Fig. 1. Scaling relationship between footprint size (contact area) and body or vehicle mass. Blue circles represent sauropods (data in SI Appendix, Table S3), and red squares represent agricultural machinery, with tire characteristics given in SI Appendix, Table S2. The orange circles are from Cumming and Cumming, and the light blue line is the scaling law of Michilisens et al., also presented in the inset taken from Clemente et al.. Note the relatively narrow range of surface contact stress that spans the entire range of animals (extant and extinct) and agricultural machinery.

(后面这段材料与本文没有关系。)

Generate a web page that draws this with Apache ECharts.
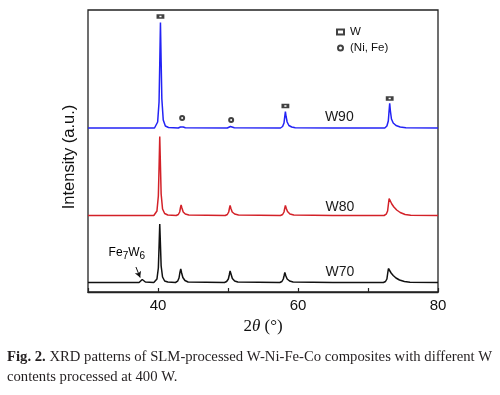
<!DOCTYPE html>
<html><head><meta charset="utf-8">
<script src="https://cdn.jsdelivr.net/npm/echarts@6/dist/echarts.min.js"></script>
<style>html,body{margin:0;padding:0;background:#fff}#c{width:500px;height:395px}</style>
</head><body><div id="c"></div>
<script>
// 2θ (deg) vs intensity (a.u., offset stacked)
const w90 = [[30,164],[35,164],[39.5,164],[39.7,165],[39.95,170],[40.15,190],[40.25,228],[40.35,269.5],[40.45,230],[40.55,193],[40.75,172],[41.05,166],[41.5,164.5],[42.9,164],[43.2,165],[43.4,166],[43.6,165],[43.9,164.2],[49.9,164],[50.15,164.8],[50.35,165.5],[50.6,164.7],[50.9,164.2],[57.5,164],[57.8,165.5],[58.0,169],[58.1,175],[58.2,180.3],[58.3,175.5],[58.45,170],[58.7,166.5],[59.1,165],[59.6,164.3],[65,164],[72.4,164],[72.7,166],[72.9,171],[73.0,180],[73.1,188.7],[73.2,181],[73.35,173],[73.6,169],[74.0,166.5],[74.6,165],[75.4,164.3],[80,164]];
const w80 = [[30,76.5],[35,76.5],[39.4,76.5],[39.6,77.5],[39.85,81],[40.05,96],[40.15,124],[40.25,155.5],[40.35,126],[40.45,98],[40.65,83],[40.95,78.5],[41.4,77],[42.6,76.5],[42.9,77.5],[43.1,80],[43.2,84],[43.3,87],[43.42,84],[43.6,80],[43.9,78],[44.4,77],[49.6,76.5],[49.9,77.5],[50.1,80],[50.2,83.5],[50.3,86.5],[50.42,83.5],[50.6,80],[50.95,78],[51.5,77],[57.5,76.5],[57.8,77.5],[58.0,80],[58.1,83.5],[58.2,86.5],[58.33,83.5],[58.5,80.5],[58.85,78],[59.4,77],[65,76.5],[72.3,76.5],[72.6,77.8],[72.8,81],[72.92,88],[73.02,93.5],[73.15,92],[73.4,88],[73.7,85],[74.1,82],[74.6,79.5],[75.3,77.5],[76.1,76.8],[80,76.5]];
const w70 = [[30,9.5],[35,9.5],[37.3,9.5],[37.55,10.5],[37.75,12.5],[37.95,11.5],[38.2,10],[39.4,9.5],[39.6,10.5],[39.85,13],[40.05,24],[40.15,45],[40.25,68],[40.35,47],[40.45,26],[40.65,15],[40.95,11],[41.4,10],[42.5,9.5],[42.8,10.8],[43.0,14],[43.12,19],[43.25,23],[43.38,19],[43.55,14.5],[43.85,11.5],[44.3,10],[49.5,9.5],[49.8,10.5],[50.05,13],[50.18,17],[50.3,21],[50.45,17.5],[50.62,13.5],[50.95,11],[51.4,10],[57.4,9.5],[57.7,10.5],[57.9,13],[58.02,16.5],[58.12,19.5],[58.27,16],[58.45,13],[58.8,11],[59.3,10],[65,9.5],[72.2,9.5],[72.5,10.5],[72.7,13],[72.82,19],[72.92,23.5],[73.05,22],[73.3,19],[73.6,16.5],[74.0,14],[74.5,12],[75.2,10.5],[76,9.8],[80,9.5]];
const wMarks = [[40.35,275.5],[58.2,186],[73.1,193.5]];
const niFeMarks = [[43.45,174],[50.45,172]];
const xTickLabels = {40:'40',60:'60',80:'80'};
const sampleLabels = [['W90',65.9,175],['W80',66.0,85],['W70',66.0,20]];
const phaseNote = ['Fe', '7', 'W', '6'];
const arrowFrom = [36.85,25], arrowTo = [37.45,14.5];
const noteAt = [35.55,39];

const chart = echarts.init(document.getElementById('c'), null, {renderer:'canvas'});
const sans = 'Liberation Sans, Arial, sans-serif';
const serif = 'Liberation Serif, Times New Roman, serif';
const lineSeries = (name, data, color, extra) => Object.assign({
  name, type:'line', data, symbol:'none', silent:true,
  lineStyle:{color, width:1.5}, itemStyle:{color}, z:2
}, extra||{});

const option = {
  animation:false,
  backgroundColor:'#fff',
  grid:{left:88, right:62, top:10, bottom:103, show:true, borderColor:'#222', borderWidth:1.3, backgroundColor:'transparent'},
  legend:{
    orient:'vertical', left:331, top:21, itemWidth:7, itemHeight:5, itemGap:4,
    textStyle:{fontFamily:sans, fontSize:11.5, color:'#111', padding:[0,0,0,1]},
    data:['W','(Ni, Fe)']
  },
  xAxis:{
    type:'value', min:30, max:80, interval:10,
    axisLine:{show:true, lineStyle:{color:'#222', width:1.3}},
    axisTick:{show:true, inside:true, length:4, lineStyle:{color:'#222', width:1.2}},
    splitLine:{show:false},
    axisLabel:{fontFamily:sans, fontSize:15, color:'#111', margin:6, formatter:v => xTickLabels[v]||''},
    name:'{n|2}{t|θ}{n| (°)}', nameLocation:'middle', nameGap:26,
    nameTextStyle:{rich:{n:{fontFamily:serif, fontSize:17, color:'#111'}, t:{fontFamily:serif, fontSize:17, fontStyle:'italic', color:'#111'}}}
  },
  yAxis:{type:'value', min:0, max:282, show:false},
  series:[
    lineSeries('W90', w90, '#2323f5'),
    lineSeries('W80', w80, '#d32128'),
    lineSeries('W70', w70, '#111111', {
      markLine:{silent:true, symbol:['none','arrow'], symbolSize:[5,6],
        lineStyle:{color:'#111', width:1, type:'solid'}, label:{show:false},
        data:[[{coord:arrowFrom},{coord:arrowTo}]]}
    }),
    {name:'W', type:'scatter', data:wMarks, symbol:'rect', symbolSize:[5,3], z:3,
      itemStyle:{color:'#fff', borderColor:'#111', borderWidth:2.2}},
    {name:'(Ni, Fe)', type:'scatter', data:niFeMarks, symbol:'circle', symbolSize:4, z:3,
      itemStyle:{color:'#fff', borderColor:'#111', borderWidth:2}}
  ]
};
chart.setOption(option);

const graphics = [];
sampleLabels.forEach(([t,x,y]) => {
  const p = chart.convertToPixel({gridIndex:0}, [x,y]);
  graphics.push({type:'text', x:p[0], y:p[1], style:{text:t, fontFamily:sans, fontSize:14, fill:'#1a1a1a', align:'center', verticalAlign:'middle'}});
});
const np = chart.convertToPixel({gridIndex:0}, noteAt);
graphics.push({type:'text', x:np[0], y:np[1], style:{
  text:'{m|'+phaseNote[0]+'}{s|'+phaseNote[1]+'}{m|'+phaseNote[2]+'}{s|'+phaseNote[3]+'}',
  align:'center', verticalAlign:'middle',
  rich:{m:{fontFamily:sans, fontSize:12, color:'#1a1a1a'}, s:{fontFamily:sans, fontSize:10, color:'#1a1a1a', padding:[6,0,0,0]}}
}});
graphics.push({type:'text', x:69, y:157, rotation:Math.PI/2, style:{text:'Intensity (a.u.)', fontFamily:sans, fontSize:16.5, fill:'#111', align:'center', verticalAlign:'middle'}});
graphics.push({type:'text', x:7, y:357, style:{
  text:'{b|Fig. 2.} XRD patterns of SLM-processed W-Ni-Fe-Co composites with different W',
  fontFamily:serif, fontSize:14.7, fill:'#231f20', verticalAlign:'middle',
  rich:{b:{fontFamily:serif, fontSize:14.7, fontWeight:'bold', color:'#231f20'}}
}});
graphics.push({type:'text', x:7, y:377, style:{text:'contents processed at 400 W.', fontFamily:serif, fontSize:14.7, fill:'#231f20', verticalAlign:'middle'}});
chart.setOption({graphic:graphics});
</script></body></html>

Fig. 2. Subsoil stress but not surface stress is affected by body or vehicle mass. (A) Surface stress and (B) soil stress at a 0.5-m depth as a function of mass per foot or wheel load. Bold black lines are trend lines, and the gray area in A indicates mean value ± SD. Numbers in red indicate the year of a typical combine harvester of that time, blue numbers in italics refer to sauropods (1, Plateosaurus engelhardti; 2 , Morosaurus agilis; 3 , Cetiosaurus sp.; 4, Argyrosaurus superbus; 5 , Prontopodus sp.; 6, Neosodon praecursor; 7, Sauropodichnus giganteus; 8 , Brachiosaurus sp.; 9, cf. Prontopodus birdi; 10, Barosauros lentus; 11, cf. Argentinosaurus).

Fig. 3. Risk of soil compaction has increased over the past six decades in the course of agricultural mechanization. Soil stress is shown in relation to soil strength as a function of soil depth for typical combine harvesters of 1958, 1989, and 2020. The stress/strength profiles for a horse and a sauropod (Prontosaurus birdi) are shown for comparison. Soil compaction is expected for soil stress/soil strength > 1.0. The green area indicates no severe risk of compaction (above the annual tillage depth), and the red area indicates risk of permanent subsoil compaction (below the annual tillage depth). The inset shows the depth until which stress exceeds strength, indicating the progression of critical stress-exceedance depths over time (the horizontal dashed line at a 0.25-m depth indicates the typical tillage

depth), for typical combine harvesters from 1958 to date (red squares), mammals (violet triangles—1, horse; 2, African elephant), and sauropods (blue circles—3, Brachiosaurus sp.; 4, Prontosaurus birdi; 5 , Argentinosaurus).

Fig. 4. Global distribution of subsoil compaction susceptibility expressed as an index relating estimated mean tractor-applied stress to soil strength at a depth of 0.5 m (SCSI). (A) Global map derived from mechanization levels, farm sizes, estimated tractor size, soil texture, and climatic average water content calculated at a 0.1° resolution (SI Appendix, section 7 for details). (B) Fraction of arable land exceeding a value of the SCSI, with SCSI > 1 indicating a likelihood of chronic subsoil compaction. The global fraction of arable land under threat of subsoil compaction exceeds 20% and concentrates in high-income countries with large farms and moist average soil conditions.